Three weeks after Kidman’s article appeared, the Sun-Herald published an editorial entitled “Rape, race and people in denial” in which it claimed, without a shred of evidence, that gang rape had become “a macho fad” among young Australian Muslim men.

Kidman’s story and articles published by Murdoch’s Daily Telegraph and other newspapers were so distorted that NSW Bureau of Crime Statistics and Research chief Don Weatherburn felt obliged to issue a special press statement attempting to set the record straight. In his statement, which was buried by the press, Weatherburn said that factual evidence provided “no support whatsoever” for Kidman’s claims. Sexual assaults in Bankstown were no higher than in any other part of the state, had not increased in the recent period and had no measurable ethnic component. Kidman, refusing to let the truth get in the way of a good story, simply brushed these facts aside. While Kidman did not secure a Walkley prize, he received a clear nod of approval from the judging panel.

One of the grounds upon which entrants are purportedly judged is “adherence to ethical standards”. Its decisions in regard to the articles by Rule and Kidman demonstrate that this “principle” is a sham. The prize-winners are being honoured, not for their ethics, but for services rendered.

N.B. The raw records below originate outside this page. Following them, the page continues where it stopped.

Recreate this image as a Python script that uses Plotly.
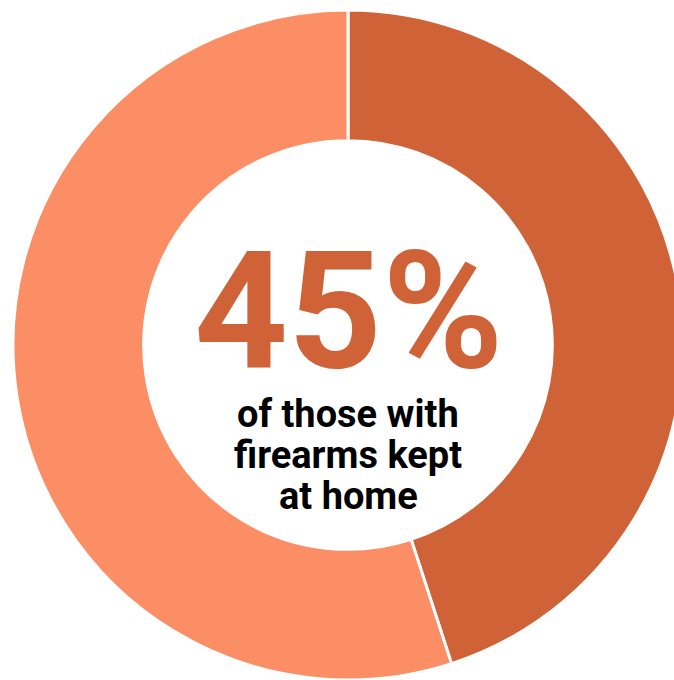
import plotly.graph_objects as go

labels = ["Kept at home", "Other"]
values = [45, 55]
colors = ["#D06237", "#FB8E64"]
big_text = "45%"
sub_lines = ["of those with", "firearms kept", "at home"]

W, H = 696, 690
cx, cy, r = 348, 345, 335
FONT = "Roboto, Arial, sans-serif"

fig = go.Figure(go.Pie(
    labels=labels, values=values, hole=0.61, sort=False,
    direction="clockwise", rotation=0,
    marker=dict(colors=colors, line=dict(color="white", width=3)),
    textinfo="none", hoverinfo="skip",
    domain=dict(x=[(cx - r) / W, (cx + r) / W], y=[(H - cy - r) / H, (H - cy + r) / H]),
))

annos = [dict(text=f"<b>{big_text}</b>", x=cx / W, y=1 - 311 / H, xref="paper", yref="paper",
              showarrow=False, xanchor="center", yanchor="middle",
              font=dict(family=FONT, size=164, color="#D06237"))]
for i, line in enumerate(sub_lines):
    annos.append(dict(text=f"<b>{line}</b>", x=cx / W, y=1 - (414 + 41 * i) / H,
                      xref="paper", yref="paper", showarrow=False,
                      xanchor="center", yanchor="middle",
                      font=dict(family=FONT, size=38, color="black")))

fig.update_layout(width=W, height=H, margin=dict(l=0, r=0, t=0, b=0),
                  showlegend=False, paper_bgcolor="white", plot_bgcolor="white",
                  annotations=annos)

fig.write_html("out.html", post_script="document.body.style.margin='0';document.body.style.overflow='hidden';document.documentElement.style.overflow='hidden';")
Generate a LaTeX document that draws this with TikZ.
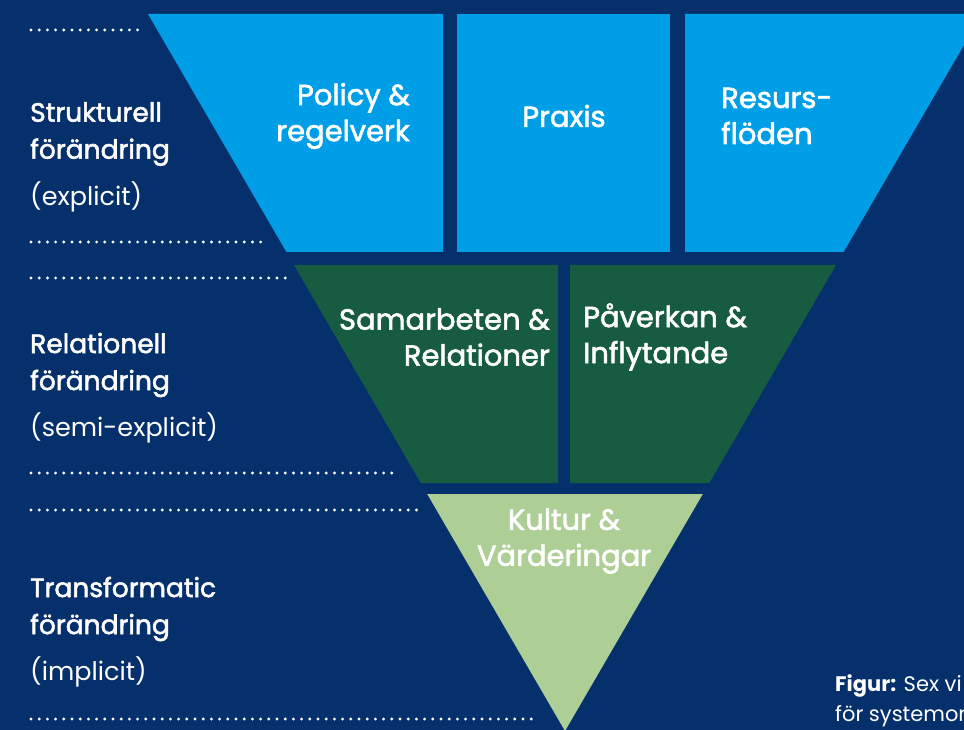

This year’s awards indicate just how far to the right the media has shifted and the key role that it plays in the escalating assault on democratic and legal rights. In 1999 the Gold Walkley was awarded to ABC-TV’s Media Watch for its “Cash for Comment” program. The short news commentary program exposed how banks and other companies were making regular under-the-table payments to prominent talkback radio announcers for favourable on-air comment. Within a year of winning the prize, Media Watch compere, Paul Barry, was sacked after broadcasting a mildly critical interview with the chairman of the ABC board and a few weeks later the show was axed altogether.

At the time, the “Cash for Comment” exposure provoked lofty editorials and commentary in sections of the media, pontificating against the excessive influence of radio announcers and their promotion of racism and bigotry. Two years later, senior newspaper journalists are being openly rewarded for bringing the methods and politics of rightwing talkback hosts into the mainstream of the media.